All the data should be repeated exactly. Any image in it is left out.

'''

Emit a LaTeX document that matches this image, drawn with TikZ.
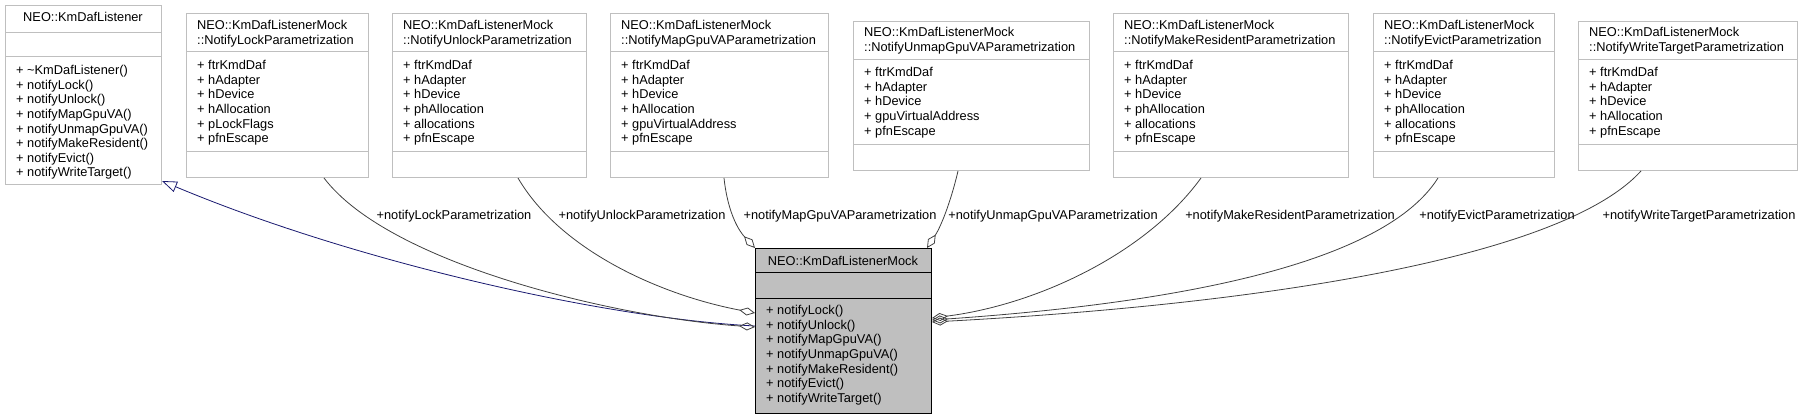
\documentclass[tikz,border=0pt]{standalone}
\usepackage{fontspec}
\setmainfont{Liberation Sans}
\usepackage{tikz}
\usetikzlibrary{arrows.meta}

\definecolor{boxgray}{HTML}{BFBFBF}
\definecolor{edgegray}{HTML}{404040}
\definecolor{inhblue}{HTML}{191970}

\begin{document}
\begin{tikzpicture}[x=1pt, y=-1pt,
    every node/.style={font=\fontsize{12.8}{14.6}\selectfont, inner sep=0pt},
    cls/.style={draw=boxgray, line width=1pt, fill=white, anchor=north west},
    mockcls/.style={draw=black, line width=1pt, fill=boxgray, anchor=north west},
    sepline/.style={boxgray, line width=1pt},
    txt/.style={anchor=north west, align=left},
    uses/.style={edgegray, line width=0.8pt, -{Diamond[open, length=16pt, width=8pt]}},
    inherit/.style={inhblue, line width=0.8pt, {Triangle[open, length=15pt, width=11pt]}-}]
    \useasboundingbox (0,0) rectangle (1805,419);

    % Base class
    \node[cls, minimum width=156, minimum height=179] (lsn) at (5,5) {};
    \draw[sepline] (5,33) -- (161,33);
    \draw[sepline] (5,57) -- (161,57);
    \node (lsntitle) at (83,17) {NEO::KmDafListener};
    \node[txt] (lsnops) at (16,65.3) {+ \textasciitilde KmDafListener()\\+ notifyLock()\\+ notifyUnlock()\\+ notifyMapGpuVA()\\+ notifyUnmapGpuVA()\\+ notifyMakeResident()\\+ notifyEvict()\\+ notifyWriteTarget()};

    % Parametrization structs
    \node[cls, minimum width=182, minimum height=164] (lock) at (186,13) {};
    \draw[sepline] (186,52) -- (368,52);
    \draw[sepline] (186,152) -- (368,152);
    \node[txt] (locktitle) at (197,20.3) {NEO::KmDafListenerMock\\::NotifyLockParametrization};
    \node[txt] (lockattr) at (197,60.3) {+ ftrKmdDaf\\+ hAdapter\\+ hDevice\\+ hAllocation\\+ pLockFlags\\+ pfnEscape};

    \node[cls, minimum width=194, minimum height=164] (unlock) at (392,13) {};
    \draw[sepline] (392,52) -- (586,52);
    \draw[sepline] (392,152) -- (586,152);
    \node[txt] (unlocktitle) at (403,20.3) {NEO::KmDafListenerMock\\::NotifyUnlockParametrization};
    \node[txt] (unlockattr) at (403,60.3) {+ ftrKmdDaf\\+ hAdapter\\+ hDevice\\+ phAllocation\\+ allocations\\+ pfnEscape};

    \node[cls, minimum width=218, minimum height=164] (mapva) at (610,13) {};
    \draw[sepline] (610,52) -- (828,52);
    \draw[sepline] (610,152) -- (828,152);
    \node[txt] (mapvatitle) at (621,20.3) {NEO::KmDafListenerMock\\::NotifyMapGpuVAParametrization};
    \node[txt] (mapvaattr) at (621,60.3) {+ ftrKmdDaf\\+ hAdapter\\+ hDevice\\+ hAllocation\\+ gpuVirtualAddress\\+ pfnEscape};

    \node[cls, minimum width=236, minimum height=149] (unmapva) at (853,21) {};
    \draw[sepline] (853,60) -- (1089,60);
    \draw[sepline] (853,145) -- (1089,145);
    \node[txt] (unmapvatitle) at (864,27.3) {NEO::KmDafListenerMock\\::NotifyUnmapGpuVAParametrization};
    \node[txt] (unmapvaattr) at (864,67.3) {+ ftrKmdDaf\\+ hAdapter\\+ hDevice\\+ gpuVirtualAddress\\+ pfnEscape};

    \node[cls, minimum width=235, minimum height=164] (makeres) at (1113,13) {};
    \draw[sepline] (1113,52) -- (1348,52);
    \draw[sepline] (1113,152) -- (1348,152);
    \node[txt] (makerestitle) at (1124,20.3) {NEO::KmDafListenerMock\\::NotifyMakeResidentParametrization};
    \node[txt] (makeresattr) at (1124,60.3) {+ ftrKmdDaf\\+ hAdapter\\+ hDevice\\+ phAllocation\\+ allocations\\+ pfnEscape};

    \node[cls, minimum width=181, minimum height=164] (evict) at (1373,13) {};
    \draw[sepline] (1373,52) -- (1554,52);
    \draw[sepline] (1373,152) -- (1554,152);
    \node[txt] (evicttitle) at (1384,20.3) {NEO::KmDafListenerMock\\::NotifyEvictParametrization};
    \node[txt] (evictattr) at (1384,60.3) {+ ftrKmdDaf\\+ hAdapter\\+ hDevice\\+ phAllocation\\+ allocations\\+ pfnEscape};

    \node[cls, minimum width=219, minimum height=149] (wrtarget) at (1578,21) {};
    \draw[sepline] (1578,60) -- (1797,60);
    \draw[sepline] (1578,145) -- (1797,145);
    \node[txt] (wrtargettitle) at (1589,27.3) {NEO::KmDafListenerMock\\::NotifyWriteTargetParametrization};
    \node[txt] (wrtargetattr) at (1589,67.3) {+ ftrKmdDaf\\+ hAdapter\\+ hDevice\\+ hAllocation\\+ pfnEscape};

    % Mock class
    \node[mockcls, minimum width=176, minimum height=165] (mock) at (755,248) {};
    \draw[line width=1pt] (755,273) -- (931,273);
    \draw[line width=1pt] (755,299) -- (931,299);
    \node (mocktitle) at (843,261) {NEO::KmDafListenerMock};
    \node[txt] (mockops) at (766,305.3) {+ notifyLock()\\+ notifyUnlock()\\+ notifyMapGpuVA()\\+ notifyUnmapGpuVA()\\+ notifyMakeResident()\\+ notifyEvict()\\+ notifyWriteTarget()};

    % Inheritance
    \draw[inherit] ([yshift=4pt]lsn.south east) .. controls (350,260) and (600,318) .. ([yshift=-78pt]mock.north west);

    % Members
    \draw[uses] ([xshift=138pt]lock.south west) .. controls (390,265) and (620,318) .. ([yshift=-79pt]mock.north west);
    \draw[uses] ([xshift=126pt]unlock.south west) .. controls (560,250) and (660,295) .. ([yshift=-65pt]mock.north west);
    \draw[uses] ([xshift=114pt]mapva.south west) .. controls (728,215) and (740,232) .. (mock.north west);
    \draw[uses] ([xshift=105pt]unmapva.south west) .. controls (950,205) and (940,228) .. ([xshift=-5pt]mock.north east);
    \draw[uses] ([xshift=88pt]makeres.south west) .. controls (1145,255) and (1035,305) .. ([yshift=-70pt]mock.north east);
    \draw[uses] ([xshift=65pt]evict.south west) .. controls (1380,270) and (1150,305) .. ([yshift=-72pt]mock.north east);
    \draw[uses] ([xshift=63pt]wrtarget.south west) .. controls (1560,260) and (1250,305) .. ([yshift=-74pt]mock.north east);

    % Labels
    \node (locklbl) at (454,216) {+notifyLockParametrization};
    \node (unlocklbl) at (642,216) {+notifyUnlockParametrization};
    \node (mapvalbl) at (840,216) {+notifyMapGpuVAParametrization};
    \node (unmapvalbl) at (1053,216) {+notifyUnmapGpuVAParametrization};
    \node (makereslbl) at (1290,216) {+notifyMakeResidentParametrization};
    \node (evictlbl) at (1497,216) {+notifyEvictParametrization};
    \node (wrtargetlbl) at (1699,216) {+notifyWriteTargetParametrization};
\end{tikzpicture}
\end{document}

'''

● FULL SOLUTION:
Emit a LaTeX document that matches this image, drawn with TikZ.
\documentclass[tikz,border=0pt]{standalone}
\usepackage{fontspec}
\setmainfont{Liberation Sans}
\usepackage{tikz}
\usetikzlibrary{arrows.meta}

\definecolor{boxgray}{HTML}{BFBFBF}
\definecolor{edgegray}{HTML}{404040}
\definecolor{inhblue}{HTML}{191970}

\begin{document}
\begin{tikzpicture}[x=1pt, y=-1pt,
    every node/.style={font=\fontsize{12.8}{14.6}\selectfont, inner sep=0pt},
    cls/.style={draw=boxgray, line width=1pt, fill=white, anchor=north west},
    mockcls/.style={draw=black, line width=1pt, fill=boxgray, anchor=north west},
    sepline/.style={boxgray, line width=1pt},
    txt/.style={anchor=north west, align=left},
    uses/.style={edgegray, line width=0.8pt, -{Diamond[open, length=16pt, width=8pt]}},
    inherit/.style={inhblue, line width=0.8pt, {Triangle[open, length=15pt, width=11pt]}-}]
    \useasboundingbox (0,0) rectangle (1805,419);

    % Base class
    \node[cls, minimum width=156, minimum height=179] (lsn) at (5,5) {};
    \draw[sepline] (5,33) -- (161,33);
    \draw[sepline] (5,57) -- (161,57);
    \node (lsntitle) at (83,17) {NEO::KmDafListener};
    \node[txt] (lsnops) at (16,65.3) {+ \textasciitilde KmDafListener()\\+ notifyLock()\\+ notifyUnlock()\\+ notifyMapGpuVA()\\+ notifyUnmapGpuVA()\\+ notifyMakeResident()\\+ notifyEvict()\\+ notifyWriteTarget()};

    % Parametrization structs
    \node[cls, minimum width=182, minimum height=164] (lock) at (186,13) {};
    \draw[sepline] (186,52) -- (368,52);
    \draw[sepline] (186,152) -- (368,152);
    \node[txt] (locktitle) at (197,20.3) {NEO::KmDafListenerMock\\::NotifyLockParametrization};
    \node[txt] (lockattr) at (197,60.3) {+ ftrKmdDaf\\+ hAdapter\\+ hDevice\\+ hAllocation\\+ pLockFlags\\+ pfnEscape};

    \node[cls, minimum width=194, minimum height=164] (unlock) at (392,13) {};
    \draw[sepline] (392,52) -- (586,52);
    \draw[sepline] (392,152) -- (586,152);
    \node[txt] (unlocktitle) at (403,20.3) {NEO::KmDafListenerMock\\::NotifyUnlockParametrization};
    \node[txt] (unlockattr) at (403,60.3) {+ ftrKmdDaf\\+ hAdapter\\+ hDevice\\+ phAllocation\\+ allocations\\+ pfnEscape};

    \node[cls, minimum width=218, minimum height=164] (mapva) at (610,13) {};
    \draw[sepline] (610,52) -- (828,52);
    \draw[sepline] (610,152) -- (828,152);
    \node[txt] (mapvatitle) at (621,20.3) {NEO::KmDafListenerMock\\::NotifyMapGpuVAParametrization};
    \node[txt] (mapvaattr) at (621,60.3) {+ ftrKmdDaf\\+ hAdapter\\+ hDevice\\+ hAllocation\\+ gpuVirtualAddress\\+ pfnEscape};

    \node[cls, minimum width=236, minimum height=149] (unmapva) at (853,21) {};
    \draw[sepline] (853,60) -- (1089,60);
    \draw[sepline] (853,145) -- (1089,145);
    \node[txt] (unmapvatitle) at (864,27.3) {NEO::KmDafListenerMock\\::NotifyUnmapGpuVAParametrization};
    \node[txt] (unmapvaattr) at (864,67.3) {+ ftrKmdDaf\\+ hAdapter\\+ hDevice\\+ gpuVirtualAddress\\+ pfnEscape};

    \node[cls, minimum width=235, minimum height=164] (makeres) at (1113,13) {};
    \draw[sepline] (1113,52) -- (1348,52);
    \draw[sepline] (1113,152) -- (1348,152);
    \node[txt] (makerestitle) at (1124,20.3) {NEO::KmDafListenerMock\\::NotifyMakeResidentParametrization};
    \node[txt] (makeresattr) at (1124,60.3) {+ ftrKmdDaf\\+ hAdapter\\+ hDevice\\+ phAllocation\\+ allocations\\+ pfnEscape};

    \node[cls, minimum width=181, minimum height=164] (evict) at (1373,13) {};
    \draw[sepline] (1373,52) -- (1554,52);
    \draw[sepline] (1373,152) -- (1554,152);
    \node[txt] (evicttitle) at (1384,20.3) {NEO::KmDafListenerMock\\::NotifyEvictParametrization};
    \node[txt] (evictattr) at (1384,60.3) {+ ftrKmdDaf\\+ hAdapter\\+ hDevice\\+ phAllocation\\+ allocations\\+ pfnEscape};

    \node[cls, minimum width=219, minimum height=149] (wrtarget) at (1578,21) {};
    \draw[sepline] (1578,60) -- (1797,60);
    \draw[sepline] (1578,145) -- (1797,145);
    \node[txt] (wrtargettitle) at (1589,27.3) {NEO::KmDafListenerMock\\::NotifyWriteTargetParametrization};
    \node[txt] (wrtargetattr) at (1589,67.3) {+ ftrKmdDaf\\+ hAdapter\\+ hDevice\\+ hAllocation\\+ pfnEscape};

    % Mock class
    \node[mockcls, minimum width=176, minimum height=165] (mock) at (755,248) {};
    \draw[line width=1pt] (755,273) -- (931,273);
    \draw[line width=1pt] (755,299) -- (931,299);
    \node (mocktitle) at (843,261) {NEO::KmDafListenerMock};
    \node[txt] (mockops) at (766,305.3) {+ notifyLock()\\+ notifyUnlock()\\+ notifyMapGpuVA()\\+ notifyUnmapGpuVA()\\+ notifyMakeResident()\\+ notifyEvict()\\+ notifyWriteTarget()};

    % Inheritance
    \draw[inherit] ([yshift=4pt]lsn.south east) .. controls (350,260) and (600,318) .. ([yshift=-78pt]mock.north west);

    % Members
    \draw[uses] ([xshift=138pt]lock.south west) .. controls (390,265) and (620,318) .. ([yshift=-79pt]mock.north west);
    \draw[uses] ([xshift=126pt]unlock.south west) .. controls (560,250) and (660,295) .. ([yshift=-65pt]mock.north west);
    \draw[uses] ([xshift=114pt]mapva.south west) .. controls (728,215) and (740,232) .. (mock.north west);
    \draw[uses] ([xshift=105pt]unmapva.south west) .. controls (950,205) and (940,228) .. ([xshift=-5pt]mock.north east);
    \draw[uses] ([xshift=88pt]makeres.south west) .. controls (1145,255) and (1035,305) .. ([yshift=-70pt]mock.north east);
    \draw[uses] ([xshift=65pt]evict.south west) .. controls (1380,270) and (1150,305) .. ([yshift=-72pt]mock.north east);
    \draw[uses] ([xshift=63pt]wrtarget.south west) .. controls (1560,260) and (1250,305) .. ([yshift=-74pt]mock.north east);

    % Labels
    \node (locklbl) at (454,216) {+notifyLockParametrization};
    \node (unlocklbl) at (642,216) {+notifyUnlockParametrization};
    \node (mapvalbl) at (840,216) {+notifyMapGpuVAParametrization};
    \node (unmapvalbl) at (1053,216) {+notifyUnmapGpuVAParametrization};
    \node (makereslbl) at (1290,216) {+notifyMakeResidentParametrization};
    \node (evictlbl) at (1497,216) {+notifyEvictParametrization};
    \node (wrtargetlbl) at (1699,216) {+notifyWriteTargetParametrization};
\end{tikzpicture}
\end{document}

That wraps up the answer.